I agree with “bagnidilucca” about Eat Pray Love (the book was poorly written and trite, but I thought the movie might fare better and decided to give it the benefit of the doubt for what seemed like a positive premise). Watching the movie with my son, who had traveled to Bali, it was amazing to see how many things were misrepresented or distorted and why could they not use real Balinese actors? Oh well, Hollywood trying to make a quick buck as usual.
Back to far niente and Italy: the real way to live and appreciate life.
Thank you for a reminder to go back and read more of Brenda Ueland’s book “If You Want to Write.” (I tend to read things in pieces and forget to go back to them for something “shinier and new” — and maybe with pictures!) I did recognize the book from the first photo in the blog, before you could read the lettering in the 2nd photo. Maybe I’ll even try to do the two rules that it said Brenda Ueland followed (per the back cover of the book): “…to tell the truth, and not to do anything she didn’t want to do.”
Thanks to Anna for forwarding this blog link to me!

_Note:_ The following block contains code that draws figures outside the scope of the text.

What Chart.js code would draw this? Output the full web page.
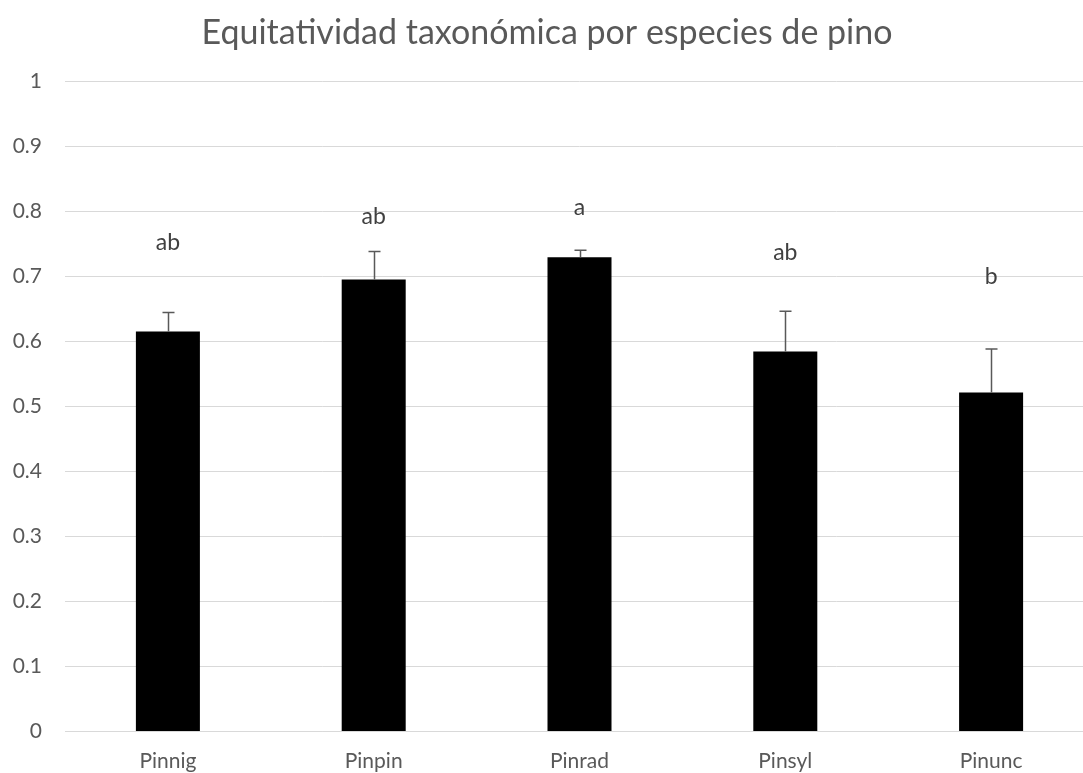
<!DOCTYPE html>
<html>
<head>
<meta charset="utf-8">
<script src="https://cdn.jsdelivr.net/npm/chart.js@4.4.1/dist/chart.umd.min.js"></script>
<style>
  html, body { margin: 0; padding: 0; background: #fff; overflow: hidden; }
  #wrap { position: absolute; left: 0; top: 0; width: 1112px; height: 785px; }
</style>
</head>
<body>
<div id="wrap"><canvas id="c" width="1112" height="785"></canvas></div>
<script>
// Pine species and mean taxonomic evenness
const species = ['Pinnig', 'Pinpin', 'Pinrad', 'Pinsyl', 'Pinunc'];
const evenness = [0.615, 0.695, 0.729, 0.584, 0.521];
// standard error (drawn upward only)
const stdError = [0.029, 0.043, 0.011, 0.062, 0.067];
// significance letters and the level they sit at
const letters = ['ab', 'ab', 'a', 'ab', 'b'];
const letterLevel = [0.752, 0.792, 0.806, 0.737, 0.699];
const yTicks = [0, 0.1, 0.2, 0.3, 0.4, 0.5, 0.6, 0.7, 0.8, 0.9, 1];

const FONT = 'Lato, "Open Sans", sans-serif';

const errorBars = {
  id: 'errorBars',
  afterDatasetsDraw(chart) {
    const { ctx, scales: { y } } = chart;
    const meta = chart.getDatasetMeta(0);
    ctx.save();
    ctx.strokeStyle = '#595959';
    ctx.lineWidth = 1.5;
    meta.data.forEach((bar, i) => {
      const cx = Math.round(bar.x) + 0.5;
      const top = y.getPixelForValue(evenness[i] + stdError[i]);
      const base = y.getPixelForValue(evenness[i]);
      ctx.beginPath();
      ctx.moveTo(cx, base);
      ctx.lineTo(cx, top);
      ctx.moveTo(cx - 6, top);
      ctx.lineTo(cx + 6, top);
      ctx.stroke();
    });
    ctx.fillStyle = '#404040';
    ctx.font = '23px ' + FONT;
    ctx.textAlign = 'center';
    ctx.textBaseline = 'middle';
    meta.data.forEach((bar, i) => {
      ctx.fillText(letters[i], bar.x, y.getPixelForValue(letterLevel[i]));
    });
    ctx.restore();
  }
};

new Chart(document.getElementById('c'), {
  type: 'bar',
  data: {
    labels: species,
    datasets: [{
      data: evenness,
      backgroundColor: '#000000',
      borderWidth: 0,
      barPercentage: 0.311,
      categoryPercentage: 1
    }]
  },
  options: {
    responsive: false,
    animation: false,
    layout: { padding: { left: 0, right: 18, top: 0, bottom: 0 } },
    plugins: {
      legend: { display: false },
      tooltip: { enabled: false },
      title: {
        display: true,
        text: 'Equitatividad taxonómica por especies de pino',
        color: '#595959',
        font: { family: FONT, size: 34, weight: 'normal', lineHeight: 1.2 },
        padding: { top: 13, bottom: 27.2 }
      }
    },
    scales: {
      x: {
        grid: { display: false, drawTicks: false },
        border: { display: true, color: '#d9d9d9', width: 1 },
        ticks: { color: '#595959', font: { family: FONT, size: 21, lineHeight: 1.2 }, padding: 17, maxRotation: 0 },
        afterFit(scale) { scale.height = 53.5; }
      },
      y: {
        min: 0,
        max: 1,
        afterBuildTicks(scale) { scale.ticks = yTicks.map(v => ({ value: v })); },
        grid: { color: '#d9d9d9', lineWidth: 1, drawTicks: false },
        border: { display: false },
        ticks: {
          color: '#595959',
          font: { family: FONT, size: 21 },
          padding: 23,
          callback: v => String(v)
        },
        afterFit(scale) { scale.width = 65; }
      }
    }
  },
  plugins: [errorBars]
});
</script>
</body>
</html>
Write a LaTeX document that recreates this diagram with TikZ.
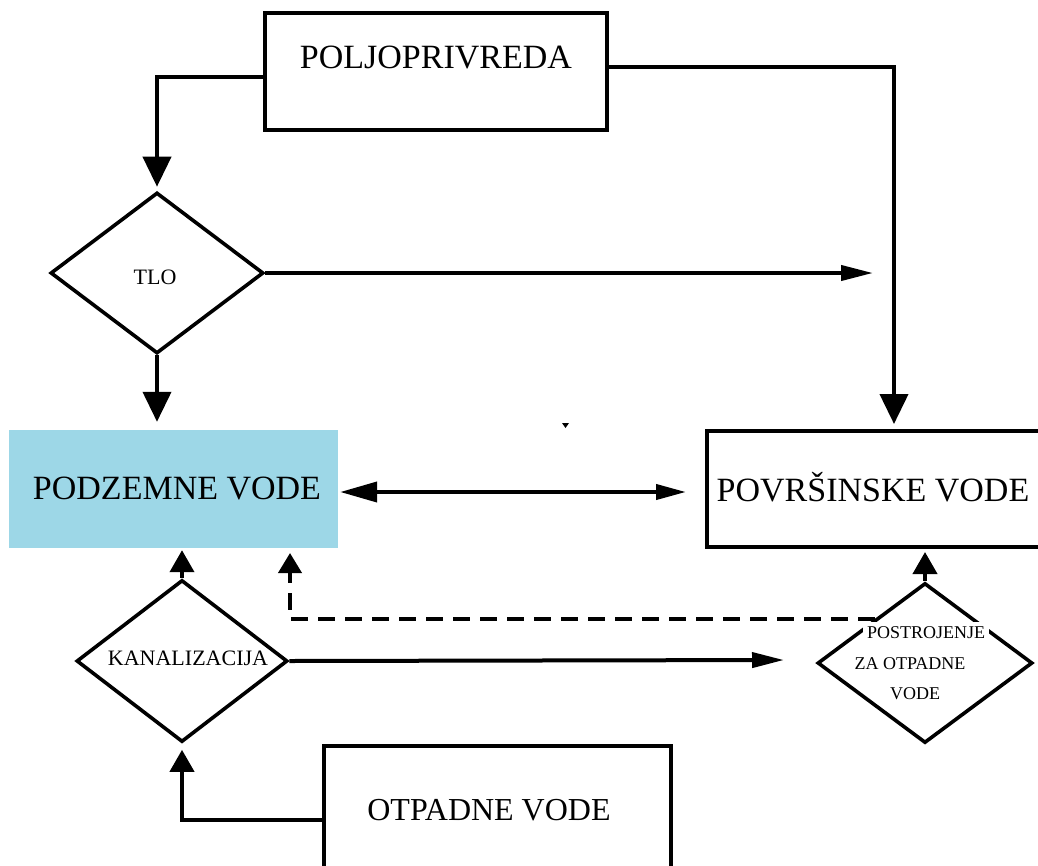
\documentclass[tikz,border=0pt]{standalone}
\usepackage{fontspec}
\setmainfont{Liberation Serif}
\usetikzlibrary{shapes.geometric,arrows.meta,calc}
\definecolor{podblue}{RGB}{157,215,231}
\begin{document}
\begin{tikzpicture}[x=1pt,y=-1pt,
  box/.style={draw,line width=4pt,rectangle,inner sep=0pt},
  dia/.style={draw,line width=3.6pt,diamond,inner sep=0pt},
  bigtxt/.style={inner sep=0pt,font=\fontsize{34}{40}\selectfont},
  midtxt/.style={inner sep=0pt,font=\fontsize{22}{26}\selectfont},
  smalltxt/.style={inner sep=0pt,font=\fontsize{18}{22}\selectfont},
  conn/.style={line width=4pt},
  bigarr/.style={conn,-{Triangle[length=30pt,width=28pt]}},
  uparr/.style={conn,-{Triangle[length=22pt,width=24pt]}},
  thinarr/.style={conn,-{Triangle[length=32pt,width=15pt]}},
  dashconn/.style={conn,dash pattern=on 17pt off 10pt,-{Triangle[length=20pt,width=23pt]}}
]
\useasboundingbox (0,0) rectangle (1038,865);

% boxes
\node[box,minimum width=342pt,minimum height=117pt] (polj) at (436,71.5) {};
\node[bigtxt] (poljt) at (436,57) {POLJOPRIVREDA};

\node[rectangle,fill=podblue,inner sep=0pt,minimum width=329pt,minimum height=118pt] (pod) at (173.5,489) {};
\node[bigtxt] (podt) at (177,488) {PODZEMNE VODE};

\node[box,minimum width=340pt,minimum height=116pt] (pov) at (877,489) {};
\node[bigtxt] (povt) at (873,487) {POVRŠINSKE VODE};

\node[box,minimum width=347pt,minimum height=140pt] (otp) at (497.5,816) {};
\node[bigtxt,font=\fontsize{32}{38}\selectfont] (otpt) at (489,810) {OTPADNE VODE};

% diamonds
\node[dia,minimum width=213pt,minimum height=161pt] (tlo) at (157,273) {};
\node[midtxt] (tlot) at (155,277) {TLO};

\node[dia,minimum width=211pt,minimum height=162pt] (kan) at (182,661) {};
\node[midtxt] (kant) at (188,658) {KANALIZACIJA};

\node[dia,minimum width=215pt,minimum height=160pt] (post) at (925,663) {};
\node[smalltxt,fill=white,inner xsep=4pt,inner ysep=5pt] (post1) at (926,633) {POSTROJENJE};
\node[smalltxt] (post2) at (910,664) {ZA OTPADNE};
\node[smalltxt] (post3) at (915,694) {VODE};

% free ends
\coordinate (tloend) at (873,273);
\coordinate (kanend) at (784,660);
\coordinate (dtip) at (290,548);

% connectors
\draw[bigarr,shorten >=4pt] ([yshift=-5.5pt]polj.west) -| (tlo.north);
\draw[bigarr,shorten >=5pt] ([yshift=4.5pt]polj.east) -| ([xshift=17pt]pov.north);
\draw[thinarr] (tlo.east) -- (tloend);
\draw[bigarr,shorten >=8pt] (tlo.south) -- (tlo.south |- pod.north);
\draw[conn,{Triangle[length=37pt,width=20pt]}-{Triangle[length=30pt,width=15pt]},shorten <=2pt,shorten >=19pt]
  ([yshift=-3pt]pod.east) -- ([yshift=-3pt]pod.east -| pov.west);
\draw[uparr,shorten >=2pt] (kan.north) -- (kan.north |- pod.south);
\draw[thinarr] (kan.east) -- (kanend);
\draw[uparr,shorten >=6pt] ([yshift=-4pt]otp.west) -| (kan.south);
\draw[uparr,shorten >=3pt] (post.north) -- (post.north |- pov.south);
\draw[dashconn,shorten >=5pt] ($(post.north)!0.46!(post.west)$) -| (dtip);

% small stray mark
\fill (562,423) -- (569,423) -- (565.5,428) -- cycle;
\end{tikzpicture}
\end{document}
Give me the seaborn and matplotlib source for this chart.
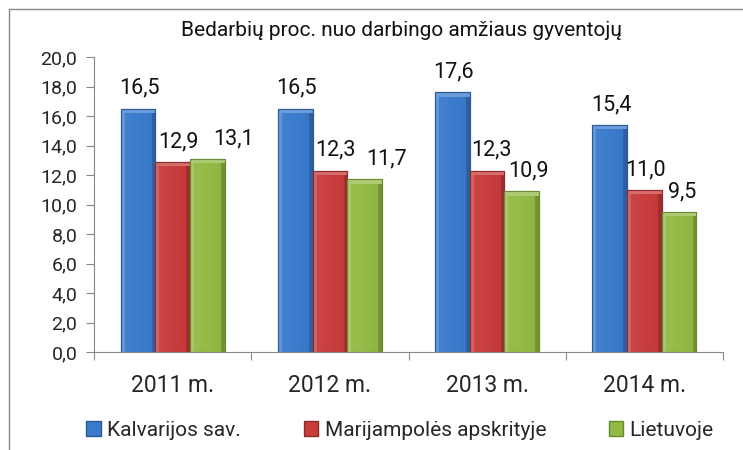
import matplotlib
matplotlib.use("Agg")
import matplotlib.pyplot as plt
import seaborn as sns
import pandas as pd
import numpy as np
from matplotlib.lines import Line2D
from matplotlib.patches import Patch
from matplotlib.colors import to_rgb

years = ["2011 m.", "2012 m.", "2013 m.", "2014 m."]
series = ["Kalvarijos sav.", "Marijampolės apskrityje", "Lietuvoje"]
kalvarija = [16.5, 16.5, 17.6, 15.4]
marijampole = [12.9, 12.3, 12.3, 11.0]
lietuva = [13.1, 11.7, 10.9, 9.5]
yticks = [0, 2, 4, 6, 8, 10, 12, 14, 16, 18, 20]
title = "Bedarbių proc. nuo darbingo amžiaus gyventojų"

colors = ["#3a7bcc", "#c83c3c", "#93ba45"]
edges = ["#2a5a99", "#8e2a2a", "#6a8a30"]
# horizontal label nudges (points) per series, per category, to avoid overlaps
label_dx = [[1, 1, 1, 1], [4, 4, 3, 1], [19, 16, 5, 2]]

sns.set_theme(style="white")
plt.rcParams['font.family'] = ['Roboto', 'DejaVu Sans']

df = pd.DataFrame({
    "year": years * 3,
    "series": [series[0]] * 4 + [series[1]] * 4 + [series[2]] * 4,
    "value": kalvarija + marijampole + lietuva,
})

fig = plt.figure(figsize=(7.43, 4.5), dpi=100)
ax = fig.add_axes([94/743, 1 - 352/450, (723 - 94)/743, (352 - 57)/450])

sns.barplot(data=df, x="year", y="value", hue="series", palette=colors,
            width=0.66, gap=0, ax=ax, legend=False, saturation=1)

def lighten(c, f):
    r = np.array(to_rgb(c))
    return tuple(r + (1 - r) * f)

for i, cont in enumerate(ax.containers):
    for j, bar in enumerate(cont):
        bar.set_edgecolor(edges[i])
        bar.set_linewidth(0.8)
        x0, y0 = bar.get_x(), bar.get_y()
        w, h = bar.get_width(), bar.get_height()
        n = 64
        xs = np.linspace(0, 1, n)
        base = np.array(to_rgb(colors[i]))
        prof = np.where(xs < 0.1, 0.22, np.where(xs > 0.9, -0.22, 0.06 - 0.1 * xs))
        img = np.zeros((1, n, 3))
        for k in range(n):
            p = prof[k]
            img[0, k] = base + (1 - base) * p if p > 0 else base * (1 + p)
        im = ax.imshow(img, extent=[x0, x0 + w, y0, y0 + h], aspect="auto", zorder=bar.get_zorder() + 0.1,
                       interpolation="bilinear")
        im.set_clip_path(bar)
        ax.fill_between([x0, x0 + w], [y0 + h - 0.3, y0 + h - 0.3], [y0 + h, y0 + h],
                        color=lighten(colors[i], 0.25), zorder=bar.get_zorder() + 0.2, lw=0)
        ax.plot([x0, x0 + w, x0 + w, x0, x0], [y0, y0, y0 + h, y0 + h, y0], color=edges[i],
                lw=0.8, zorder=bar.get_zorder() + 0.3)
        txt = f"{cont.datavalues[j]:.1f}".replace(".", ",")
        ax.annotate(txt, (x0 + w / 2, y0 + h), xytext=(label_dx[i][j], 7),
                    textcoords="offset points", ha="center", va="bottom",
                    fontsize=15.5, color="#111111")

ax.set_ylim(0, 20)
ax.set_xlim(-0.5, 3.5)
ax.set_yticks(yticks)
ax.set_yticklabels([f"{v:.1f}".replace(".", ",") for v in yticks], fontsize=14)
ax.set_xticks(range(4))
ax.set_xticklabels(years, fontsize=16.5)
ax.tick_params(axis="x", length=0, pad=16)
ax.tick_params(axis="y", length=6, width=0.8, color="#888888", left=True, pad=6)
ax.set_xticks([-0.5, 0.5, 1.5, 2.5, 3.5], minor=True)
ax.tick_params(axis="x", which="minor", length=6, width=0.8, color="#888888", bottom=True)
ax.set_xlabel("")
ax.set_ylabel("")
for s in ["top", "right"]:
    ax.spines[s].set_visible(False)
for s in ["left", "bottom"]:
    ax.spines[s].set_color("#888888")
    ax.spines[s].set_linewidth(0.8)

fig.text(401/743, 1 - 30/450, title, ha="center", va="center", fontsize=15, color="#111111")

handles = [Patch(facecolor=colors[i], edgecolor=edges[i], label=series[i]) for i in range(3)]
fig.legend(handles=handles, loc="center", bbox_to_anchor=(400/743, 1 - 430/450), ncol=3,
           frameon=False, fontsize=15, handlelength=0.7, handleheight=0.7,
           handletextpad=0.3, columnspacing=3.0)

fig.add_artist(Line2D([9/743, 1.0], [1 - 9/450, 1 - 9/450], transform=fig.transFigure, color="#888888", lw=1))
fig.add_artist(Line2D([9/743, 9/743], [0, 1 - 9/450], transform=fig.transFigure, color="#888888", lw=1))

fig.savefig("out.png", dpi=100)
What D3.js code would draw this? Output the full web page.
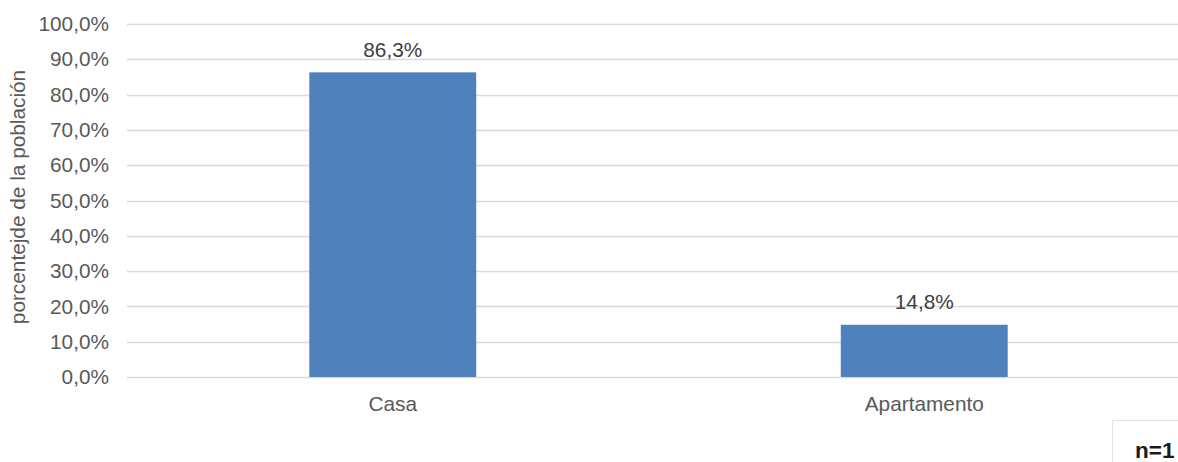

Lori, thanks so much for jumping in! I often read books the same way, especially non-fiction. And this one has been on my desk, next to me for years. When I started at Wieden + Kennedy (Anna worked there too), Dan Wieden gave it to me. He gave it to everyone who came to work in the creative department (or maybe to everyone. That would have been correct given the premise of the book, and very much like him). In any case, I keep it next to me as a sort of talisman or touchstone. But I haven’t re-read it in quite a while. What a powerful book it is. And pretty much what I needed to “hear” right now, in my life. Thanks to Anna for forwarding the blog, and thanks again to you for speaking up.